India on Friday said the revoking of Jammu and Kashmir's special status was 'entirely an internal matter' with 'no external ramifications' and firmly told Pakistan that it has to stop terrorism to start talks, as the United Nations Security Council held a rare closed door meeting on the Kashmir issue.
Briefing the media following the conclusion of the informal meeting requested by China and Pakistan, Indian envoy to the UN Syed Akbaruddin said India's position was and remains that matters related to Article 370 of the Constitution are entirely an internal matter of India and these have no external ramifications.
After making a statement, Akbaruddin took questions from the reporters gathered at the UN Security Council stakeout.
China and Pakistan's envoys left immediately after making their remarks and without taking any questions.
Without naming Pakistan, he said there are some who are trying to project an 'alarmist approach' to the situation in Kashmir, which is far from the ground realities.
"Stop terror to start talks," he asserted.
Akbaruddin asserted that there are normal diplomatic ways when countries deal with each other.
"That is the way to do it. But using terror to thrive and push your goals is not the way that normal states behave. No democracy will acknowledge or accept talks when terror thrives. Stop terror, start talks."
He said that India's national position was and remains that matters related to Article 370 of the Indian Constitution are 'entirely an internal matter of India'.
"These have no external ramifications. The recent decisions taken by the Government of India and our legislative bodies are intended to ensure that good governance is promoted, socio-economic development is enhanced for our people in Jammu and Kashmir and Ladakh," he said, adding that authorities in Jammu and Kashmir have announced a whole set of measures that the government is undertaking to move towards normalcy.

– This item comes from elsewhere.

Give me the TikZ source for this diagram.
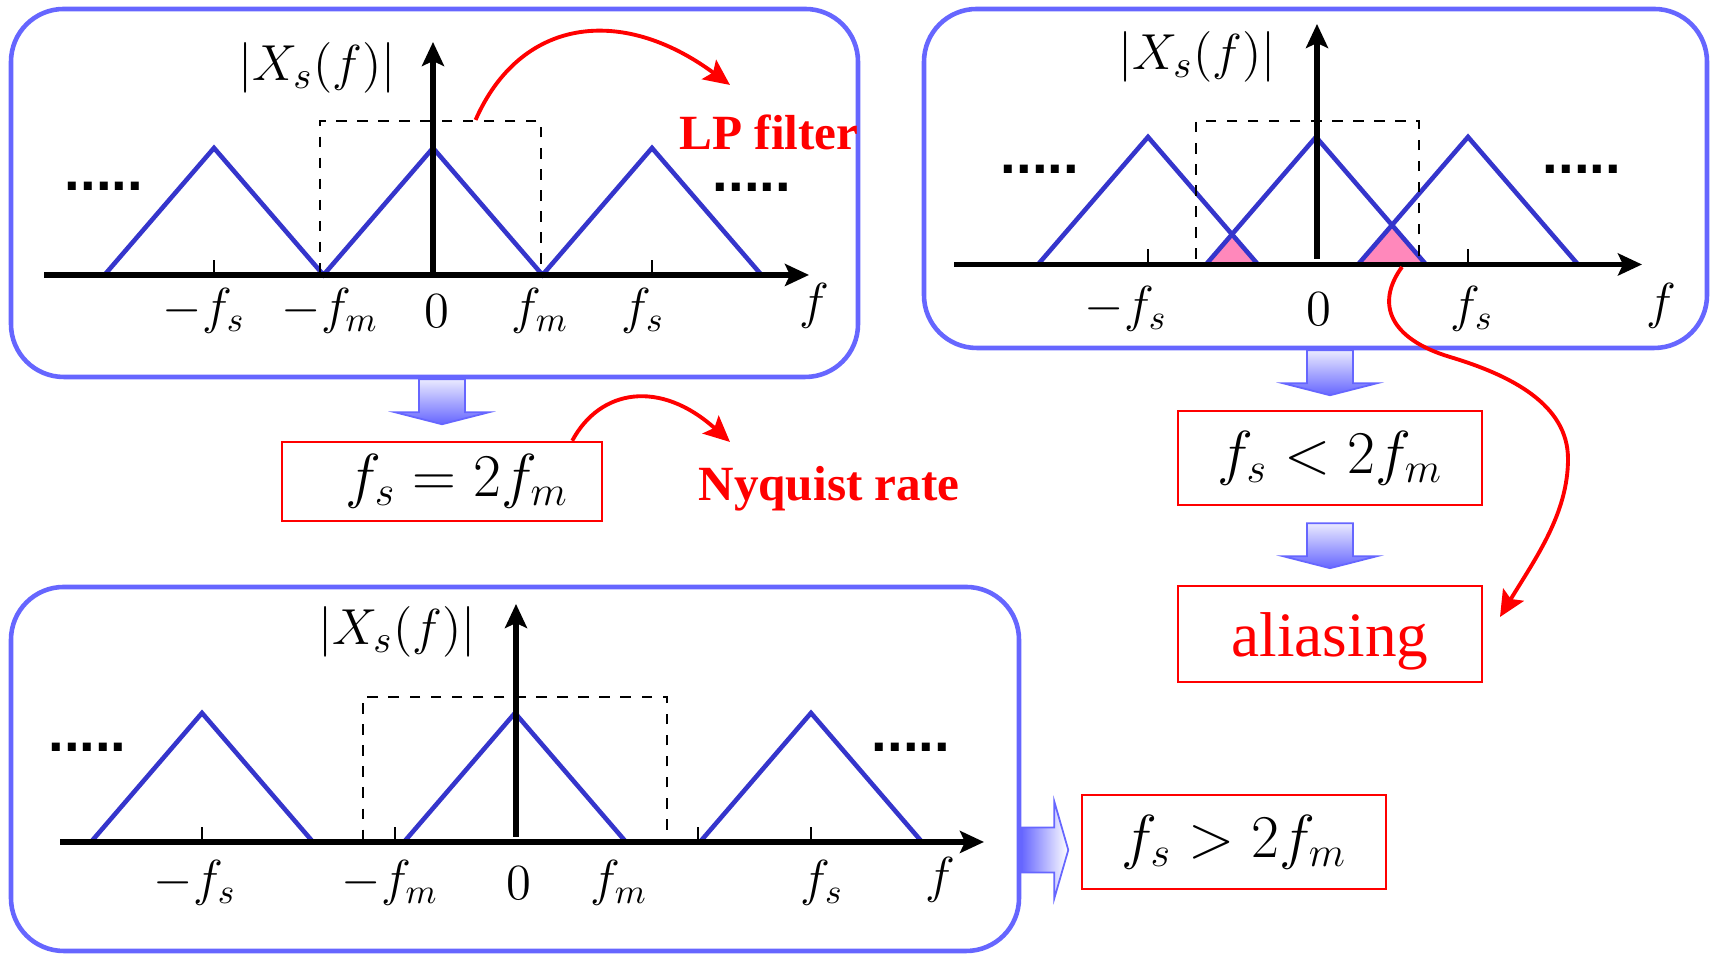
\documentclass[tikz,border=0pt]{standalone}
\usepackage{fontspec}
\newfontfamily\timesfont{Liberation Serif}
\newfontfamily\dotsfont{Liberation Sans}
\usetikzlibrary{arrows.meta,calc}
\definecolor{panelblue}{HTML}{6666FF}
\definecolor{specblue}{HTML}{3535CC}
\definecolor{arrowlight}{HTML}{EAEAFF}
\definecolor{aliaspink}{HTML}{FF88BB}

\begin{document}
\begin{tikzpicture}[
 panel/.style={draw=panelblue,line width=1.3pt,rounded corners=15pt,inner sep=0pt},
 lp/.style={draw,dashed,line width=0.6pt,inner sep=0pt},
 spec/.style={specblue,line width=1.3pt},
 ax/.style={-{Stealth[length=2.4mm,width=2.2mm,inset=0.5mm]},line width=1.5pt},
 tk/.style={line width=0.5pt},
 lbl/.style={inner sep=1pt,font=\fontsize{14}{16}\selectfont},
 cond/.style={draw=red,line width=0.7pt,minimum width=3.04cm,minimum height=0.94cm,inner sep=0pt,font=\fontsize{18.5}{21}\selectfont},
 note/.style={inner sep=1pt,text=red,font=\timesfont\bfseries\fontsize{14}{16}\selectfont},
 more/.style={inner sep=0pt,font=\dotsfont\bfseries\fontsize{16}{18}\selectfont},
 blk/.style={draw=panelblue,line width=0.5pt},
 a/.style={-{Stealth[length=2.6mm,width=2.4mm,inset=0.5mm]},line width=1.1pt,red}]
\fill[white,use as bounding box] (0,0) rectangle (17.14,9.54);

\node[panel,minimum width=8.47cm,minimum height=3.68cm] (pA) at (4.345,7.61) {};
\node[panel,minimum width=7.83cm,minimum height=3.39cm] (pB) at (13.155,7.755) {};
\node[panel,minimum width=10.08cm,minimum height=3.64cm] (pC) at (5.15,1.85) {};

\draw[spec] (1.045,6.79) -- (2.14,8.06) -- (3.235,6.79) -- (4.33,8.06) -- (5.425,6.79) -- (6.52,8.06) -- (7.615,6.79);
\node[lp,minimum width=2.21cm,minimum height=1.54cm] (lpA) at (4.305,7.56) {};
\draw[ax] (0.44,6.79) -- (8.09,6.79);
\draw[ax] (4.33,6.79) -- (4.33,9.12);
\draw[tk] (2.14,6.79) -- (2.14,6.94); \draw[tk] (6.52,6.79) -- (6.52,6.94);
\node[lbl,font=\fontsize{15}{17}\selectfont] (xA) at (3.17,8.86) {$|X_s(f)|$};
\node[lbl] (a1) at (2.04,6.43) {$-f_s$};
\node[lbl] (a2) at (3.30,6.43) {$-f_m$};
\node[lbl] (a3) at (4.37,6.43) {$0$};
\node[lbl] (a4) at (5.40,6.43) {$f_m$};
\node[lbl] (a5) at (6.43,6.43) {$f_s$};
\node[lbl] (a6) at (8.14,6.48) {$f$};
\node[more] (mA1) at (1.04,7.68) {.....};
\node[more] (mA2) at (7.52,7.67) {.....};
\node[note] (lpT) at (7.69,8.22) {LP filter};
\coordinate (lpTip) at (7.30,8.69);
\draw[a] (lpA.60) .. controls (5.2,9.35) and (6.2,9.5) .. (lpTip);

\fill[aliaspink] (12.06,6.895) -- (12.32,7.196) -- (12.58,6.895) -- cycle;
\fill[aliaspink] (13.58,6.895) -- (13.92,7.289) -- (14.26,6.895) -- cycle;
\draw[spec] (10.38,6.895) -- (11.48,8.17) -- (12.58,6.895);
\draw[spec] (12.06,6.895) -- (13.16,8.17) -- (14.26,6.895);
\draw[spec] (13.58,6.895) -- (14.68,8.17) -- (15.78,6.895);
\node[lp,minimum width=2.23cm,minimum height=1.435cm] (lpB) at (13.075,7.6125) {};
\draw[ax] (9.54,6.895) -- (16.42,6.895);
\draw[ax] (13.17,6.95) -- (13.17,9.30);
\draw[tk] (11.48,6.895) -- (11.48,7.045); \draw[tk] (14.68,6.895) -- (14.68,7.045);
\node[lbl,font=\fontsize{15}{17}\selectfont] (xB) at (11.97,8.97) {$|X_s(f)|$};
\node[lbl] (b1) at (11.26,6.45) {$-f_s$};
\node[lbl] (b2) at (13.19,6.45) {$0$};
\node[lbl] (b3) at (14.72,6.45) {$f_s$};
\node[lbl] (b4) at (16.61,6.48) {$f$};
\node[more] (mB1) at (10.40,7.85) {.....};
\node[more] (mB2) at (15.82,7.85) {.....};

\draw[spec] (0.91,1.12) -- (2.02,2.41) -- (3.13,1.12);
\draw[spec] (4.04,1.12) -- (5.15,2.41) -- (6.26,1.12);
\draw[spec] (7.00,1.12) -- (8.11,2.41) -- (9.22,1.12);
\node[lp,minimum width=3.04cm,minimum height=1.45cm] (lpC) at (5.15,1.845) {};
\draw[ax] (0.60,1.12) -- (9.84,1.12);
\draw[ax] (5.16,1.17) -- (5.16,3.50);
\draw[tk] (2.02,1.12) -- (2.02,1.27); \draw[tk] (3.95,1.12) -- (3.95,1.27);
\draw[tk] (6.98,1.12) -- (6.98,1.27); \draw[tk] (8.11,1.12) -- (8.11,1.27);
\node[lbl,font=\fontsize{15}{17}\selectfont] (xC) at (3.97,3.22) {$|X_s(f)|$};
\node[lbl] (c1) at (1.95,0.71) {$-f_s$};
\node[lbl] (c2) at (3.90,0.71) {$-f_m$};
\node[lbl] (c3) at (5.19,0.71) {$0$};
\node[lbl] (c4) at (6.19,0.71) {$f_m$};
\node[lbl] (c5) at (8.22,0.71) {$f_s$};
\node[lbl] (c6) at (9.40,0.74) {$f$};
\node[more] (mC1) at (0.875,2.07) {.....};
\node[more] (mC2) at (9.11,2.07) {.....};

\node[cond,minimum width=3.20cm,minimum height=0.79cm] (eqA) at (4.42,4.725) {\hspace{0.3cm}$f_s=2f_m$};
\node[note] (nyq) at (8.29,4.65) {Nyquist rate};
\coordinate (nyqTip) at (7.30,5.12);
\draw[a] ($(eqA.north east)+(-0.31,0)$) .. controls (6.0,5.65) and (6.6,5.75) .. (nyqTip);
\node[cond] (eqB) at (13.30,4.96) {$f_s<2f_m$};
\node[cond,minimum height=0.96cm,text height=0.58cm,text=red,font=\timesfont\fontsize{18}{20}\selectfont] (alias) at (13.30,3.20) {aliasing};
\node[cond] (eqC) at (12.34,1.12) {$f_s>2f_m$};
\coordinate (ovR) at (14.02,6.87);
\coordinate (aliasTip) at (15.00,3.37);
\draw[a] (ovR) .. controls (13.75,6.5) and (13.9,6.15) .. (14.5,5.97) .. controls (15.1,5.79) and (15.68,5.5) .. (15.68,4.95) .. controls (15.68,4.4) and (15.35,3.95) .. (aliasTip);

\shadedraw[blk,top color=arrowlight,bottom color=panelblue] ($(eqA |- pA.south)+(-0.23,0)$) -- ++(0.46,0) -- ++(0,-0.33) -- ++(0.24,0) -- ++(-0.47,-0.12) -- ++(-0.47,0.12) -- ++(0.24,0) -- cycle;
\shadedraw[blk,top color=arrowlight,bottom color=panelblue] ($(eqB |- pB.south)+(-0.23,0)$) -- ++(0.46,0) -- ++(0,-0.33) -- ++(0.24,0) -- ++(-0.47,-0.12) -- ++(-0.47,0.12) -- ++(0.24,0) -- cycle;
\shadedraw[blk,top color=arrowlight,bottom color=panelblue] ($(eqB.south)+(-0.23,-0.17)$) -- ++(0.46,0) -- ++(0,-0.33) -- ++(0.24,0) -- ++(-0.47,-0.12) -- ++(-0.47,0.12) -- ++(0.24,0) -- cycle;
\shadedraw[blk,left color=panelblue,right color=white] ($(pC.east |- eqC)+(0,0.145)$) -- ++(0.33,0) -- ++(0,0.26) -- ++(0.14,-0.485) -- ++(-0.14,-0.485) -- ++(0,0.26) -- ++(-0.33,0) -- cycle;
\end{tikzpicture}
\end{document}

"We are are gratified that the Security Council in its closed consultations appreciated these efforts, acknowledged them," he said referring to the the UNSC meeting that lasted over an hour.
Diplomatic sources said the meeting ended with no outcome.

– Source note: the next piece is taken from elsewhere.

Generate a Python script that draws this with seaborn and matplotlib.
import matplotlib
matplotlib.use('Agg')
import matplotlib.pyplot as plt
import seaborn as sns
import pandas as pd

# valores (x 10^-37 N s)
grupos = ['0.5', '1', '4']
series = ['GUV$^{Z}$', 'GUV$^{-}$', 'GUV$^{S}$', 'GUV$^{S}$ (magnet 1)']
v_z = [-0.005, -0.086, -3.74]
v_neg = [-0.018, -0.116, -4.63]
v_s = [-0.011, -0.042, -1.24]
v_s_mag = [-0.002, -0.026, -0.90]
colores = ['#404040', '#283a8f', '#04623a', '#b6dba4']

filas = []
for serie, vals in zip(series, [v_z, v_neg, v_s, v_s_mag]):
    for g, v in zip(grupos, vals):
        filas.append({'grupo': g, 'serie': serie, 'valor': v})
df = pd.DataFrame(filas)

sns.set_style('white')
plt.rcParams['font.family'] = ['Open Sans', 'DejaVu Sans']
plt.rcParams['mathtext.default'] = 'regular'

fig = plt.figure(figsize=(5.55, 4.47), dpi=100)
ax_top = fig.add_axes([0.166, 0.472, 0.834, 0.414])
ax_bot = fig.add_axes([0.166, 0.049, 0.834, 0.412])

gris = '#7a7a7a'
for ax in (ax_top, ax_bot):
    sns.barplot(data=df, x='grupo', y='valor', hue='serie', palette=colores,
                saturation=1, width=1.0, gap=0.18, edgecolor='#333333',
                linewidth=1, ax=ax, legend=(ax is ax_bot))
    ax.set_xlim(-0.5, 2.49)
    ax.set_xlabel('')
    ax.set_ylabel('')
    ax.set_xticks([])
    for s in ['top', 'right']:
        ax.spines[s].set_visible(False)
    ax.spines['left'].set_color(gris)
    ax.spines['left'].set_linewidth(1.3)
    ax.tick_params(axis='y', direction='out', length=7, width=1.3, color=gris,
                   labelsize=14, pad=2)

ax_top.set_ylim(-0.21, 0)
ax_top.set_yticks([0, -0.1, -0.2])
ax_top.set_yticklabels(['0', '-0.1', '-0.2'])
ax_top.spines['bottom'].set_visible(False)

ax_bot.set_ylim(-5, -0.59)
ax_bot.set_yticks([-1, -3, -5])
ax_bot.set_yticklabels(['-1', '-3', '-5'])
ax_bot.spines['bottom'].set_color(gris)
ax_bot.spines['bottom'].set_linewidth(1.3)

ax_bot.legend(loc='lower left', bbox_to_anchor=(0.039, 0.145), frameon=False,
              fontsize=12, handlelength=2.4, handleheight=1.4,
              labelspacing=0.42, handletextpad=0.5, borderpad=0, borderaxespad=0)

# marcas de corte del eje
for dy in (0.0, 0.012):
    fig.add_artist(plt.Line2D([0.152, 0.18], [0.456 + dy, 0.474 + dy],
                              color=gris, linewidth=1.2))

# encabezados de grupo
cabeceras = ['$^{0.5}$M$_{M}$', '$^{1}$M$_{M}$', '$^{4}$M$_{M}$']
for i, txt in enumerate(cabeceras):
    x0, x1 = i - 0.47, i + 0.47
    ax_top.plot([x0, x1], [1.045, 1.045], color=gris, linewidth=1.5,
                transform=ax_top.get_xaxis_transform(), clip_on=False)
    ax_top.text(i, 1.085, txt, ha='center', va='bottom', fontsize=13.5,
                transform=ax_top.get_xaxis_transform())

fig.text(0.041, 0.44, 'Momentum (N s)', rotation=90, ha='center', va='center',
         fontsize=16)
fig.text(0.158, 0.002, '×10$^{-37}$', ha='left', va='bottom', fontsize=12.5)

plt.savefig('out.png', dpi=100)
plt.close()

On the measures taken by the Indian government following the revocation of Article 370, he said, "Prevention is better than cure. The measures that we took were preventive in nature. They were designed to stop terrorists from bleeding our people. In the 10 days that have passed, there are no casualties, no fatalities."
On the Chinese and Pakistani envoys' remarks after the UNSC meeting, he said, "I'm a much more conventional diplomat. I do my job rather than add to the fire and fury of heightening tensions.
"For the first time after the end of Security Council consultations, we noted that two states who made national statements tried to pass them off as the will of the international community. National statements (trying) to masquerade as the will of the international community."
He said India is committed to gradually removing all restrictions in Kashmir.
"Of particular concern is that one state is using terminology of jihad and promoting violence in India, including by their leaders. Violence is no solution to the problems that all of us face," he said, taking a swipe at Pakistan.
"We are sad that terrorism is being fuelled, language and incendiary talk of jihad is being mentioned by people who should know better," he said, adding that India stands ready to continue its efforts towards peaceful resolution of all issues in an 'atmosphere free of terror and violence'.
When asked about human rights violations in Kashmir, Akbaruddin said, "If there are issues, they will be addressed by our courts. We don't need international busy bodies to try and tell us how to run our lives.
"We are a billion plus people. We have a commitment to democracy unlike those who are now trying to speak to me, whose experience is extremely limited. We have vast experience, we will fulfil our goals."
Earlier, briefing the media, Pakistan's ambassador to the UN, Maleeha Lodhi said the very fact the UNSC meeting had taken place is 'testimony to the fact that this is an internationally recognised dispute'.
After the UNSC meeting, Chinese Ambassador to the UN Zhang Jun urged India and Pakistan to settle their differences peacefully and 'discard the zero-sum game mentality'.
"We call upon relevant parties to exercise peace and not to take actions that will aggravate tensions," he said.
Voicing China's stand on India revoking the special status of Kashmir, he said, "The unilateral action by India has changed the status quo in Kashmir, which is an internationally recognised dispute."
Voicing Beijing's opposition to India forming a separate Union Territory of Ladakh after revocation of the special status of Kashmir, he said: "India's actions have also challenged China's sovereign interests and violated bilateral agreements in maintaining peace and stability in the border areas, and China is very much concerned."
"I want to emphasise that such unilateral practice by India is not valid in relation to China, and will not change China's exercise of sovereignty and effective administrative jurisdiction over the territory," he said.
India and Pakistan did not attend the UNSC meeting, which was open only to the five permanent members and 10 non-permanent members.
According to UN records, the last time the UN Security Council discussed the the Kashmir issue was in 1965.